***** Data section

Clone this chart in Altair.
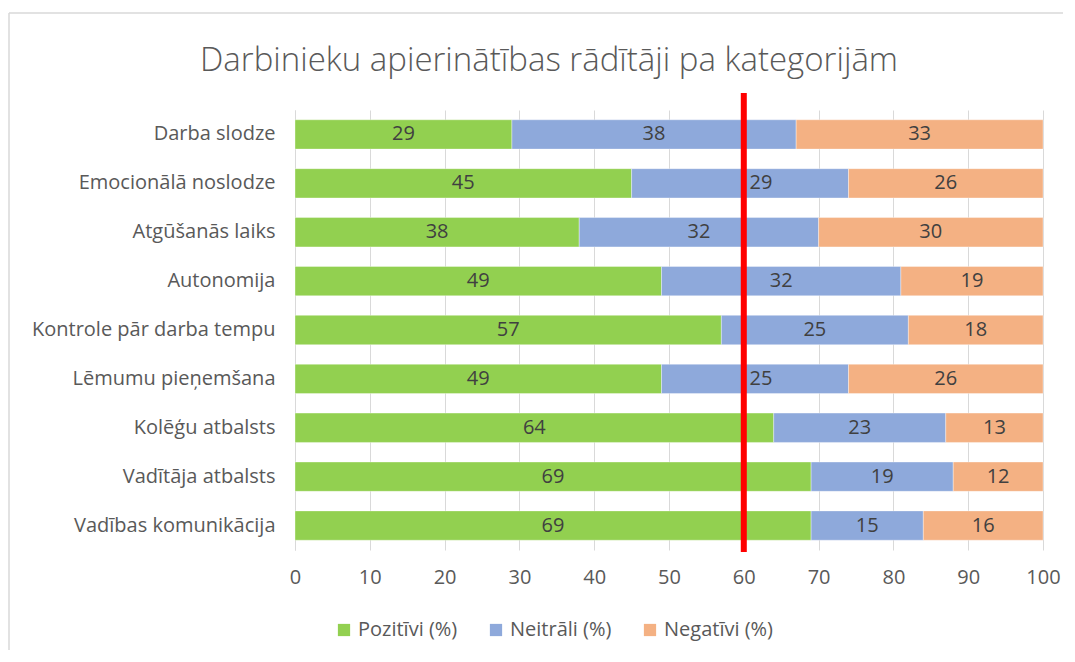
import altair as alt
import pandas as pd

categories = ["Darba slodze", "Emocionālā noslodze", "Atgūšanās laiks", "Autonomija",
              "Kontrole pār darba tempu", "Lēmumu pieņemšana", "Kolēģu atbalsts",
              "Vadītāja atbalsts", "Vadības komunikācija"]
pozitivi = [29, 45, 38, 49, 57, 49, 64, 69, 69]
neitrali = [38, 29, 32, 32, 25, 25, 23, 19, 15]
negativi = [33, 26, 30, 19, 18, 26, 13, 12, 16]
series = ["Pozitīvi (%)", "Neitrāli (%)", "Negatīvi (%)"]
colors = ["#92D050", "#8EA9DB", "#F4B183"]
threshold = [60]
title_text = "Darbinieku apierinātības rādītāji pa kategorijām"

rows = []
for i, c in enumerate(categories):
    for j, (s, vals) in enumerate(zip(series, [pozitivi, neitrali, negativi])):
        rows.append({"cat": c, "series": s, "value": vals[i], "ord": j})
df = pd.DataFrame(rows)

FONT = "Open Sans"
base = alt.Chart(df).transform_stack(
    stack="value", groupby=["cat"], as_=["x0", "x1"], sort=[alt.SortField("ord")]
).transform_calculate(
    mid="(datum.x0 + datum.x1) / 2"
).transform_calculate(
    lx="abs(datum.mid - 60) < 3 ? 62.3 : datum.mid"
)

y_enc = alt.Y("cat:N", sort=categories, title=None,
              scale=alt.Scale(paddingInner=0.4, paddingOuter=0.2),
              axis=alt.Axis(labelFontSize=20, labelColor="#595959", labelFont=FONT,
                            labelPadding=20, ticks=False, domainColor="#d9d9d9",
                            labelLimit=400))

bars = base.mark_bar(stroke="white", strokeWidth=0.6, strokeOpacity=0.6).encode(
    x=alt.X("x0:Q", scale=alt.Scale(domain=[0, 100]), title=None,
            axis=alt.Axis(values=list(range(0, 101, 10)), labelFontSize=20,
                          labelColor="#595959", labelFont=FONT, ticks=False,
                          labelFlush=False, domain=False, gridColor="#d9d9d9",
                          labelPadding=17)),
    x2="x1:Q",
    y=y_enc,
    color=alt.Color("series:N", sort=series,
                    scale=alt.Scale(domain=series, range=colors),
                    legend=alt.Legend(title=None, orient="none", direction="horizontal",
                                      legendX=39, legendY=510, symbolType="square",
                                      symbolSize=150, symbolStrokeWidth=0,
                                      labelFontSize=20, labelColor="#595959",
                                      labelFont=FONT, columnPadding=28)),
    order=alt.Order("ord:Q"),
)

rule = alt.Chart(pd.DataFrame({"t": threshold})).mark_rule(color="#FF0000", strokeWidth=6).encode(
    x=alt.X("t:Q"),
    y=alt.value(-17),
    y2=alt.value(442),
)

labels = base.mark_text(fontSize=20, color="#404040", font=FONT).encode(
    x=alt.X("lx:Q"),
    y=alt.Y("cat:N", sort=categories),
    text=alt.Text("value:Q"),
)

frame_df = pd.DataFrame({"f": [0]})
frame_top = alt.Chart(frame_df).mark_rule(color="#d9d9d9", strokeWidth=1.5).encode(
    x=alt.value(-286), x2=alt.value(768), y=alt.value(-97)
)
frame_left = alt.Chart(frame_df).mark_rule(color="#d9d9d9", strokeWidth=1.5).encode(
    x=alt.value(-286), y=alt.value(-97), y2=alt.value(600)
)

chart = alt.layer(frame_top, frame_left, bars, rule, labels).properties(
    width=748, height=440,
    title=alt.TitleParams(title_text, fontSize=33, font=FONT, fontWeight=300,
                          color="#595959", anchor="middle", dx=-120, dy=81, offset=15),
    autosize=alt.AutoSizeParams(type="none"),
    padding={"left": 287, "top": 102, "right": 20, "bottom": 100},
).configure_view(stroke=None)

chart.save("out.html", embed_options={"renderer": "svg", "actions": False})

**********

__Objective__: Return the listing above unchanged, apart from dropping its pictures.

__Expected answer__:
Clone this chart in Altair.
import altair as alt
import pandas as pd

categories = ["Darba slodze", "Emocionālā noslodze", "Atgūšanās laiks", "Autonomija",
              "Kontrole pār darba tempu", "Lēmumu pieņemšana", "Kolēģu atbalsts",
              "Vadītāja atbalsts", "Vadības komunikācija"]
pozitivi = [29, 45, 38, 49, 57, 49, 64, 69, 69]
neitrali = [38, 29, 32, 32, 25, 25, 23, 19, 15]
negativi = [33, 26, 30, 19, 18, 26, 13, 12, 16]
series = ["Pozitīvi (%)", "Neitrāli (%)", "Negatīvi (%)"]
colors = ["#92D050", "#8EA9DB", "#F4B183"]
threshold = [60]
title_text = "Darbinieku apierinātības rādītāji pa kategorijām"

rows = []
for i, c in enumerate(categories):
    for j, (s, vals) in enumerate(zip(series, [pozitivi, neitrali, negativi])):
        rows.append({"cat": c, "series": s, "value": vals[i], "ord": j})
df = pd.DataFrame(rows)

FONT = "Open Sans"
base = alt.Chart(df).transform_stack(
    stack="value", groupby=["cat"], as_=["x0", "x1"], sort=[alt.SortField("ord")]
).transform_calculate(
    mid="(datum.x0 + datum.x1) / 2"
).transform_calculate(
    lx="abs(datum.mid - 60) < 3 ? 62.3 : datum.mid"
)

y_enc = alt.Y("cat:N", sort=categories, title=None,
              scale=alt.Scale(paddingInner=0.4, paddingOuter=0.2),
              axis=alt.Axis(labelFontSize=20, labelColor="#595959", labelFont=FONT,
                            labelPadding=20, ticks=False, domainColor="#d9d9d9",
                            labelLimit=400))

bars = base.mark_bar(stroke="white", strokeWidth=0.6, strokeOpacity=0.6).encode(
    x=alt.X("x0:Q", scale=alt.Scale(domain=[0, 100]), title=None,
            axis=alt.Axis(values=list(range(0, 101, 10)), labelFontSize=20,
                          labelColor="#595959", labelFont=FONT, ticks=False,
                          labelFlush=False, domain=False, gridColor="#d9d9d9",
                          labelPadding=17)),
    x2="x1:Q",
    y=y_enc,
    color=alt.Color("series:N", sort=series,
                    scale=alt.Scale(domain=series, range=colors),
                    legend=alt.Legend(title=None, orient="none", direction="horizontal",
                                      legendX=39, legendY=510, symbolType="square",
                                      symbolSize=150, symbolStrokeWidth=0,
                                      labelFontSize=20, labelColor="#595959",
                                      labelFont=FONT, columnPadding=28)),
    order=alt.Order("ord:Q"),
)

rule = alt.Chart(pd.DataFrame({"t": threshold})).mark_rule(color="#FF0000", strokeWidth=6).encode(
    x=alt.X("t:Q"),
    y=alt.value(-17),
    y2=alt.value(442),
)

labels = base.mark_text(fontSize=20, color="#404040", font=FONT).encode(
    x=alt.X("lx:Q"),
    y=alt.Y("cat:N", sort=categories),
    text=alt.Text("value:Q"),
)

frame_df = pd.DataFrame({"f": [0]})
frame_top = alt.Chart(frame_df).mark_rule(color="#d9d9d9", strokeWidth=1.5).encode(
    x=alt.value(-286), x2=alt.value(768), y=alt.value(-97)
)
frame_left = alt.Chart(frame_df).mark_rule(color="#d9d9d9", strokeWidth=1.5).encode(
    x=alt.value(-286), y=alt.value(-97), y2=alt.value(600)
)

chart = alt.layer(frame_top, frame_left, bars, rule, labels).properties(
    width=748, height=440,
    title=alt.TitleParams(title_text, fontSize=33, font=FONT, fontWeight=300,
                          color="#595959", anchor="middle", dx=-120, dy=81, offset=15),
    autosize=alt.AutoSizeParams(type="none"),
    padding={"left": 287, "top": 102, "right": 20, "bottom": 100},
).configure_view(stroke=None)

chart.save("out.html", embed_options={"renderer": "svg", "actions": False})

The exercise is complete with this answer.